Slogan: eheap_alloc: Cannot allocate 9794840320 bytes of memory (of type "heap").
System version: Erlang/OTP 20 [erts-9.3] [source] [64-bit] [smp:12:12] [ds:12:12:10] [async-threads:1024] [hipe] [kernel-poll:true]
Compiled: Mon Mar 19 14:58:42 2018
Taints: asn1rt_nif,crypto,Elixir.Comeonin.Bcrypt,dyntrace,erl_tracer,zlib
Atoms: 48683
Calling Thread: scheduler:0

I tried few logging tools like scout and recon but when the crash is about to happened, the request is always hanged and crashed together with the node

Did anyone experience this situation? Any suggestion is welcomed. Thank you for reading!

sribe · October 15, 2018, 4:49pm

Look at the logs just before the crash; see what requests are being processed. The errors you post show an attempt to allocated a 36GB (or 9GB) block of memory. It looks like it’s in split_while in Ecto. Googling that gets you here, where you see it being called from many_assoc_map: https://github.com/elixir-ecto/ecto/blob/master/lib/ecto/repo/preloader.ex.

So I’d suggest that maybe you have some query that’s not properly qualified and trying to pull in a whole table (or worse, cross-join).

The evidence is thin and that’s highly speculative, but it seems to me like a good place to start looking

benwilson512 · October 16, 2018, 12:32am

Seconding @scribe’s comment the reason is in each of the crash dumps you posted:

Slogan: eheap_alloc: Cannot allocate 36584552816 bytes of memory (of type “heap_frag”).
Slogan: eheap_alloc: Cannot allocate 9794840320 bytes of memory (of type “heap”).

You could also look into some database monitoring tooling to find slow or oversized DB queries.

phongmh307 · October 16, 2018, 10:53am

We did check all preloads couple times but didn’t see anything strangle in the code so we just virtually ignored the dumps.

Thanks to your suggestion, we did some inspections and ran into this article https://medium.com/@alves.lcs/phoenix-ecto-preload-can-be-evil-96f877fb52f5

We just rewrote few endpoints with major impact and our Phoenix nodes have been running without any issue for 1 hour <Earlier today, it crashed every 5 minutes>. We are still tracking it and will report back ASAP.

Thank you so much!!! Cheers!

josevalim · October 16, 2018, 11:07am

@sribe really nice job on spotting this.

Preload can be harmful.
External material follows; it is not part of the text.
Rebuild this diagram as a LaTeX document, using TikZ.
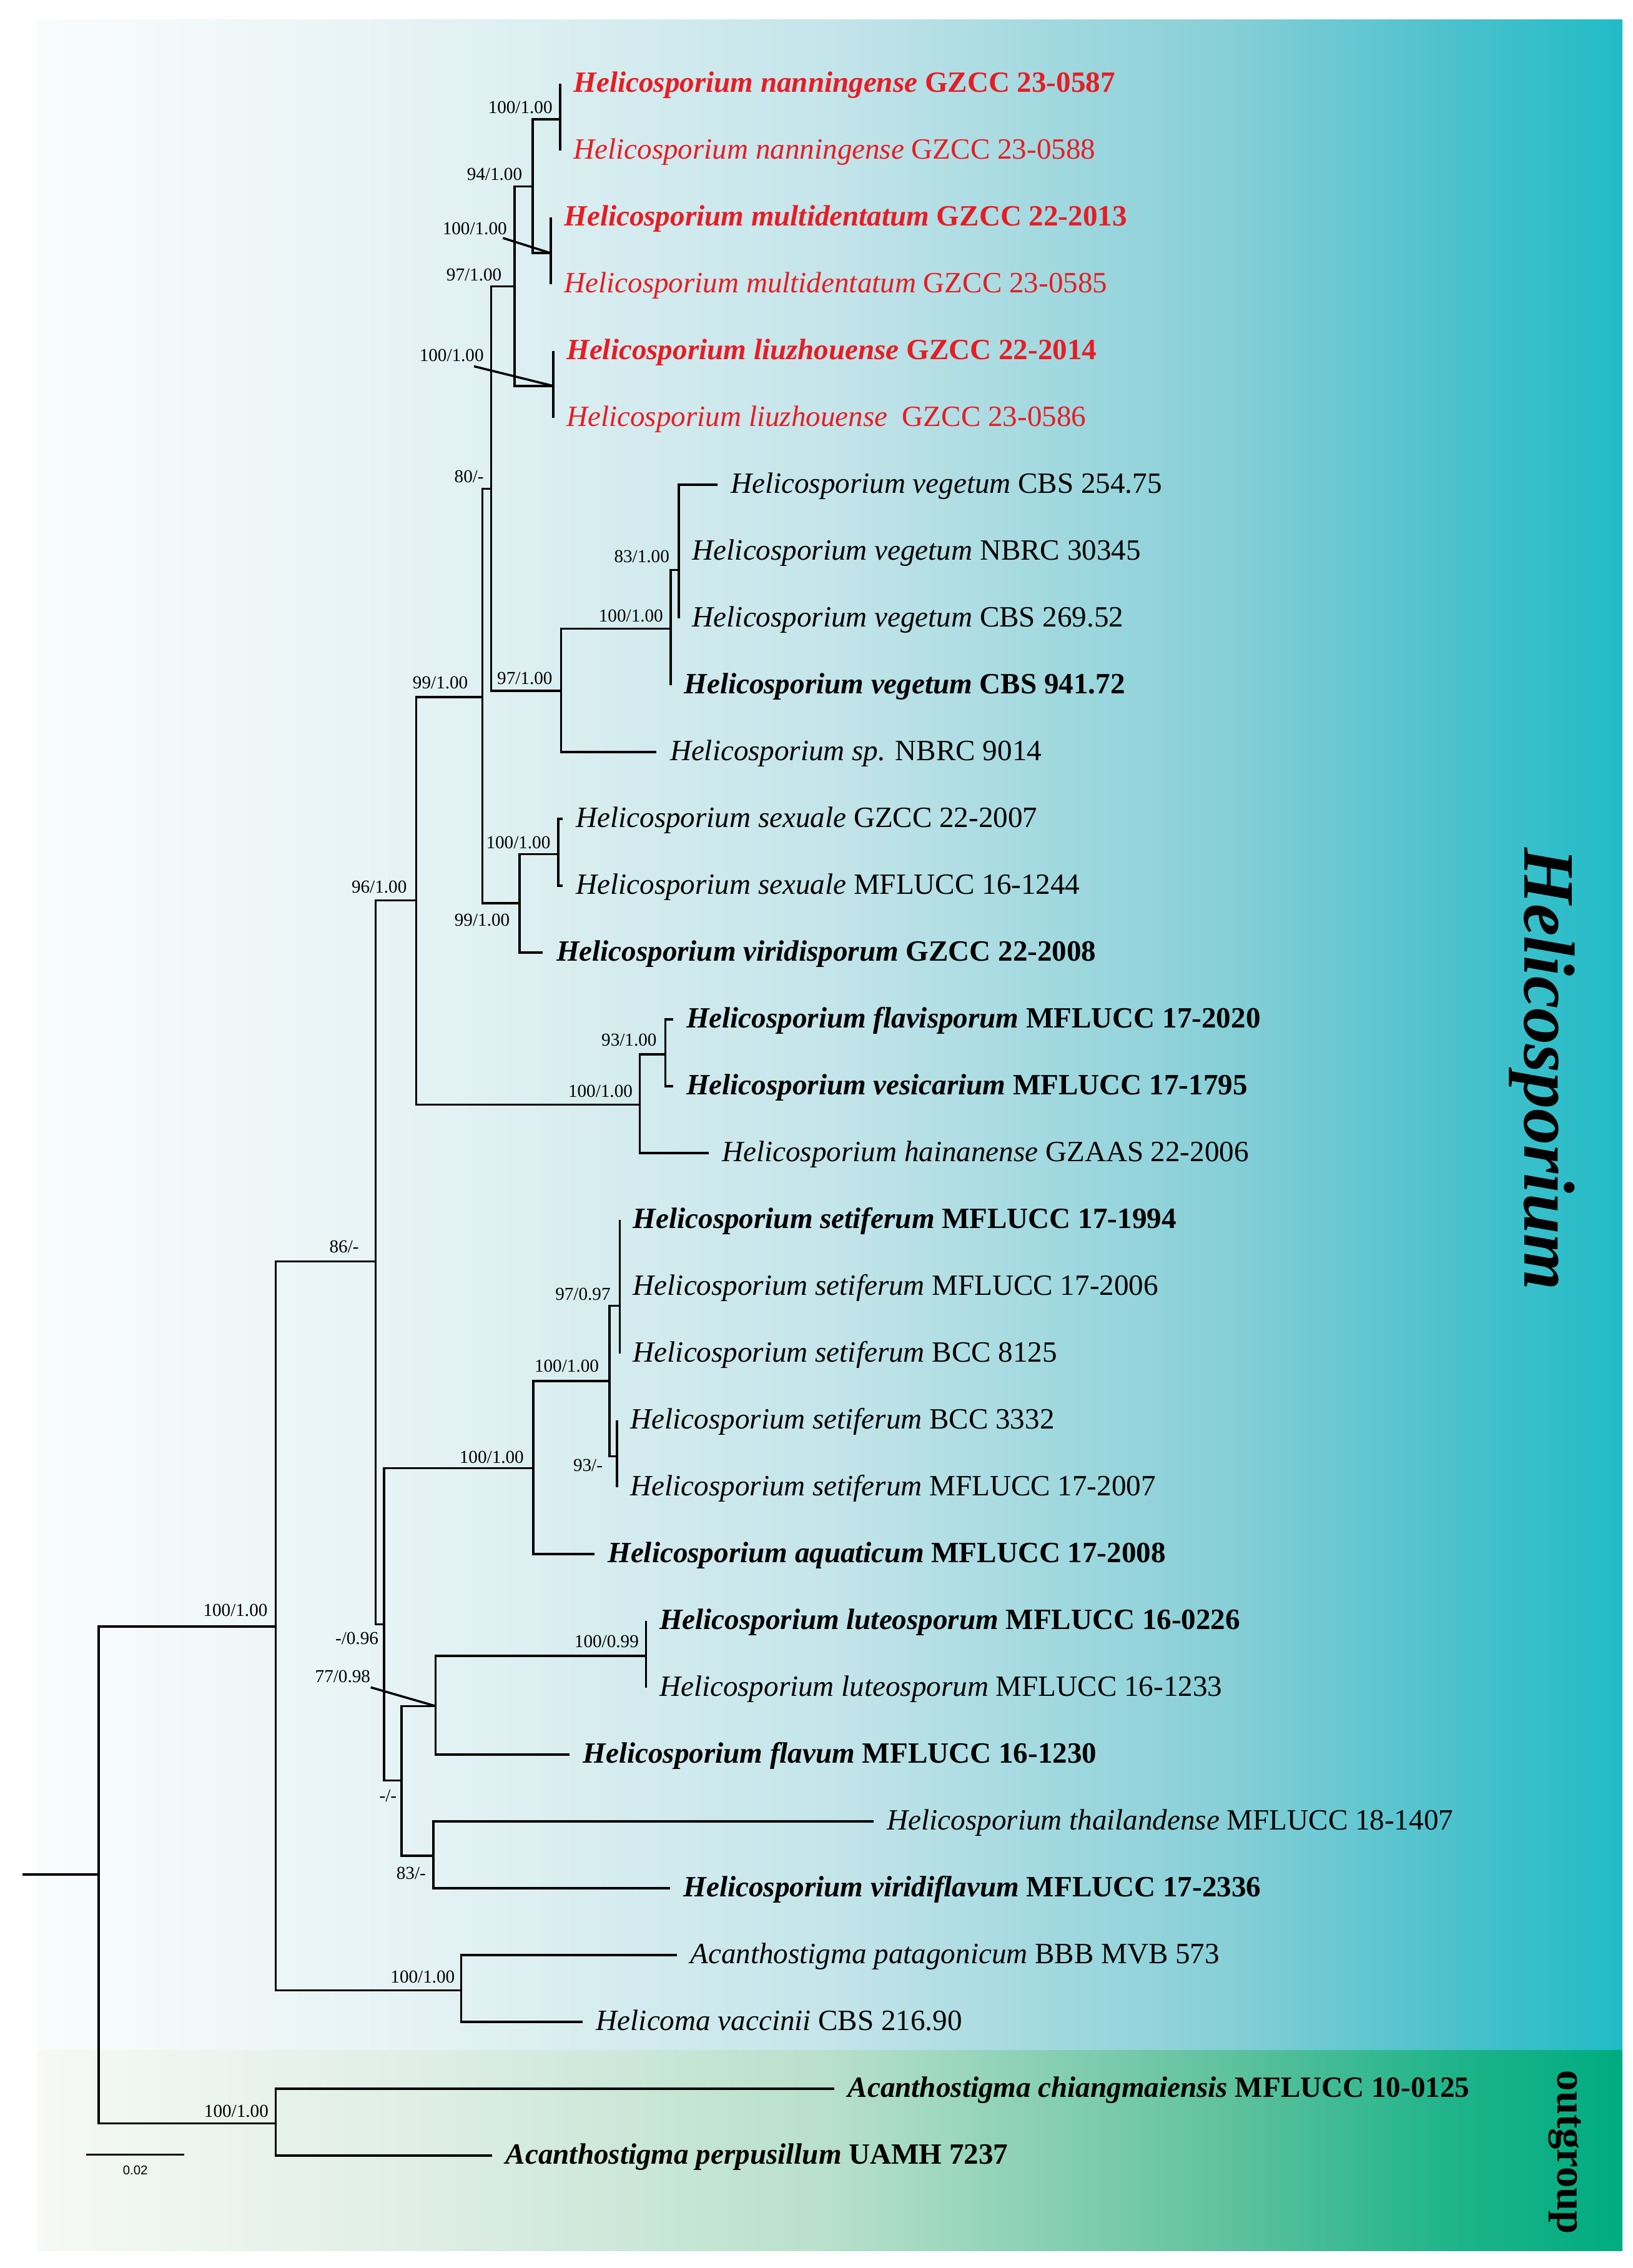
\documentclass[tikz,border=0pt]{standalone}
\usepackage{fontspec}
\setmainfont{Liberation Serif}
\newfontfamily\barfont{Liberation Sans}
\usetikzlibrary{calc}
\definecolor{hred}{RGB}{232,28,36}
\definecolor{hb0}{RGB}{250,252,252}
\definecolor{hb1}{RGB}{228,242,244}
\definecolor{hb2}{RGB}{196,229,234}
\definecolor{hb3}{RGB}{135,207,215}
\definecolor{hb4}{RGB}{72,193,204}
\definecolor{hb5}{RGB}{32,188,199}
\definecolor{og0}{RGB}{246,249,246}
\definecolor{og1}{RGB}{222,238,229}
\definecolor{og2}{RGB}{184,224,204}
\definecolor{og3}{RGB}{95,194,158}
\definecolor{og4}{RGB}{28,179,137}
\definecolor{og5}{RGB}{0,172,128}
\pgfdeclarehorizontalshading{heliback}{100bp}{color(0bp)=(hb0); color(25bp)=(hb0); color(37.5bp)=(hb1); color(50bp)=(hb2); color(62.5bp)=(hb3); color(70bp)=(hb4); color(75bp)=(hb5); color(100bp)=(hb5)}
\pgfdeclarehorizontalshading{outback}{100bp}{color(0bp)=(og0); color(25bp)=(og0); color(37.5bp)=(og1); color(50bp)=(og2); color(62.5bp)=(og3); color(70bp)=(og4); color(75bp)=(og5); color(100bp)=(og5)}
\newcommand{\taxonit}[2]{\textit{#1} #2}
\newcommand{\taxonbf}[2]{\textbf{\textit{#1} #2}}
\tikzset{
  br/.style={line width=1pt},
  taxon/.style={anchor=west, inner xsep=0.21cm, inner ysep=0pt, text height=10pt, text depth=2.5pt, font=\fontsize{13.4}{15}\selectfont},
  support/.style={inner sep=0pt, text height=5.6pt, text depth=0pt, font=\fontsize{8.3}{9}\selectfont},
}
\begin{document}
\begin{tikzpicture}[x=0.02316cm, y=-0.02316cm]
\useasboundingbox (0,0) rectangle (1129,1568);
% background panels
\shade[shading=heliback] (26,13.8) rectangle (1122,1417.5);
\shade[shading=outback] (26,1417.5) rectangle (1122,1556);
\node[rotate=-90, font=\fontsize{33}{36}\selectfont\bfseries\itshape] (clade) at (1066.5,739) {Helicosporium};
\node[rotate=-90, font=\fontsize{19}{21}\selectfont\bfseries] (outg) at (1082,1488) {outgroup};
% internal nodes
\coordinate (rs) at (15.4,1296);
\coordinate (r) at (68.3,1296);
\coordinate (L) at (190.7,1124.5);
\coordinate (Y) at (190.7,1468);
\coordinate (K) at (259.7,872);
\coordinate (Q) at (319,1376);
\coordinate (J) at (287.8,622.5);
\coordinate (R) at (265.6,1123);
\coordinate (D) at (333.5,482);
\coordinate (M) at (442.4,763.7);
\coordinate (C) at (339.6,338);
\coordinate (I) at (359.3,624.5);
\coordinate (B) at (355.8,198);
\coordinate (E) at (388,477.6);
\coordinate (A) at (368.3,129);
\coordinate (Lz) at (382.5,266.8);
\coordinate (Nn) at (387.3,82.4);
\coordinate (Mu) at (380.8,175);
\coordinate (F) at (463.7,434.6);
\coordinate (G) at (469.5,394);
\coordinate (H) at (386,590.5);
\coordinate (N) at (460.2,729);
\coordinate (S) at (368.7,1015);
\coordinate (V) at (277.6,1231);
\coordinate (P) at (421.4,954.7);
\coordinate (O) at (428.5,902.7);
\coordinate (T) at (426.7,1006.8);
\coordinate (U) at (301.2,1179.5);
\coordinate (X) at (299.7,1283);
\coordinate (W) at (446.7,1144.7);
\draw[br] (rs) -- (r);
\foreach \pn/\cn in {r/L, r/Y, L/K, L/Q, K/J, K/R, J/D, J/M, D/C, D/I, C/B, C/E, B/A, B/Lz, A/Nn, A/Mu, E/F, F/G, I/H, M/N, R/S, R/V, S/P, P/O, P/T, V/U, V/X, U/W}
  \draw[br] (\pn) |- (\cn);
% taxa
\foreach \k/\pa/\x/\y/\cl/\txt in {
  1/Nn/387.3/58/hred/{\taxonbf{Helicosporium nanningense}{GZCC 23-0587}},
  2/Nn/387.3/104.2/hred/{\taxonit{Helicosporium nanningense}{GZCC 23-0588}},
  3/Mu/380.8/150.4/hred/{\taxonbf{Helicosporium multidentatum}{GZCC 22-2013}},
  4/Mu/380.8/196.6/hred/{\taxonit{Helicosporium multidentatum}{GZCC 23-0585}},
  5/Lz/382.5/242.8/hred/{\taxonbf{Helicosporium liuzhouense}{GZCC 22-2014}},
  6/Lz/382.5/289/hred/{\taxonit{Helicosporium liuzhouense}{\ GZCC 23-0586}},
  7/G/496/335.2/black/{\taxonit{Helicosporium vegetum}{CBS 254.75}},
  8/G/469.5/381.4/black/{\taxonit{Helicosporium vegetum}{NBRC 30345}},
  9/G/469.5/427.6/black/{\taxonit{Helicosporium vegetum}{CBS 269.52}},
  10/F/463.7/473.8/black/{\taxonbf{Helicosporium vegetum}{CBS 941.72}},
  11/E/454/520/black/{\taxonit{Helicosporium sp.}{NBRC 9014}},
  12/H/389/566.2/black/{\taxonit{Helicosporium sexuale}{GZCC 22-2007}},
  13/H/389/612.4/black/{\taxonit{Helicosporium sexuale}{MFLUCC 16-1244}},
  14/I/375.4/658.6/black/{\taxonbf{Helicosporium viridisporum}{GZCC 22-2008}},
  15/N/465.3/704.8/black/{\taxonbf{Helicosporium flavisporum}{MFLUCC 17-2020}},
  16/N/465.3/751/black/{\taxonbf{Helicosporium vesicarium}{MFLUCC 17-1795}},
  17/M/490/797.2/black/{\taxonit{Helicosporium hainanense}{GZAAS 22-2006}},
  18/O/428.5/843.4/black/{\taxonbf{Helicosporium setiferum}{MFLUCC 17-1994}},
  19/O/428.5/889.6/black/{\taxonit{Helicosporium setiferum}{MFLUCC 17-2006}},
  20/O/428.5/935.8/black/{\taxonit{Helicosporium setiferum}{BCC 8125}},
  21/T/426.7/982/black/{\taxonit{Helicosporium setiferum}{BCC 3332}},
  22/T/426.7/1028.2/black/{\taxonit{Helicosporium setiferum}{MFLUCC 17-2007}},
  23/S/411/1074.4/black/{\taxonbf{Helicosporium aquaticum}{MFLUCC 17-2008}},
  24/W/446.7/1120.6/black/{\taxonbf{Helicosporium luteosporum}{MFLUCC 16-0226}},
  25/W/446.7/1166.8/black/{\taxonit{Helicosporium luteosporum}{MFLUCC 16-1233}},
  26/U/393.8/1213/black/{\taxonbf{Helicosporium flavum}{MFLUCC 16-1230}},
  27/X/604.2/1259.2/black/{\taxonit{Helicosporium thailandense}{MFLUCC 18-1407}},
  28/X/463.3/1305.4/black/{\taxonbf{Helicosporium viridiflavum}{MFLUCC 17-2336}},
  29/Q/468/1351.6/black/{\taxonit{Acanthostigma patagonicum}{BBB MVB 573}},
  30/Q/403/1397.8/black/{\taxonit{Helicoma vaccinii}{CBS 216.90}},
  31/Y/577/1444/black/{\taxonbf{Acanthostigma chiangmaiensis}{MFLUCC 10-0125}},
  32/Y/340.4/1490.2/black/{\taxonbf{Acanthostigma perpusillum}{UAMH 7237}}}
{
  \node[taxon, text=\cl] (t\k) at (\x,\y) {\txt};
  \draw[br] (\pa) |- (t\k.west);
}
% support values
\foreach \k/\x/\y/\v in {1/359.8/74/{100/1.00}, 2/342/120.4/{94/1.00}, 3/328.3/158/{100/1.00},
  4/327.8/189.7/{97/1.00}, 5/312.3/245.7/{100/1.00}, 6/324.4/329.2/{80/-}, 7/443.8/384.7/{83/1.00},
  8/436.3/425.5/{100/1.00}, 9/362.9/468.9/{97/1.00}, 10/304.5/471.8/{99/1.00}, 11/358.4/582.2/{100/1.00},
  12/333.4/636/{99/1.00}, 13/262.2/613/{96/1.00}, 14/435/719/{93/1.00}, 15/415.2/754.2/{100/1.00},
  16/238/862/{86/-}, 17/403.1/894.5/{97/0.97}, 18/391.9/944.2/{100/1.00}, 19/406.6/1012.9/{93/-},
  20/340/1007.4/{100/1.00}, 21/246.8/1132.5/{-/0.96}, 22/237/1159/{77/0.98}, 23/419.5/1134.7/{100/0.99},
  24/268.3/1241.3/{-/-}, 25/284.3/1295/{83/-}, 26/292.3/1366.5/{100/1.00}, 27/162.8/1113/{100/1.00},
  28/163.4/1459.3/{100/1.00}}
  \node[support] (s\k) at (\x,\y) {\v};
\draw[br] ([shift={(-3,2)}]s3.south east) -- (Mu);
\draw[br] ([shift={(-7,3)}]s5.south east) -- (Lz);
\draw[br] ([shift={(0,3)}]s22.south east) -- (U);
% scale bar
\coordinate (sb1) at (59.5,1489.6);
\coordinate (sb2) at (127.6,1489.6);
\draw[br] (sb1) -- (sb2);
\node[inner sep=0pt, font=\barfont\fontsize{5.8}{7}\selectfont] (sbl) at (93.6,1500.3) {0.02};
\end{tikzpicture}
\end{document}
If you do a query with 10 entries but those entries have a direct relationship to 1 million records, then the preload will bring all of those in.

I also would like to add that Ecto 3.0 should allocate less memory, as we do a bigger effort to share common fields, such as Ecto metadata, but if you are attempting to bring a large number of records, there is no amount memory optimization that can save you.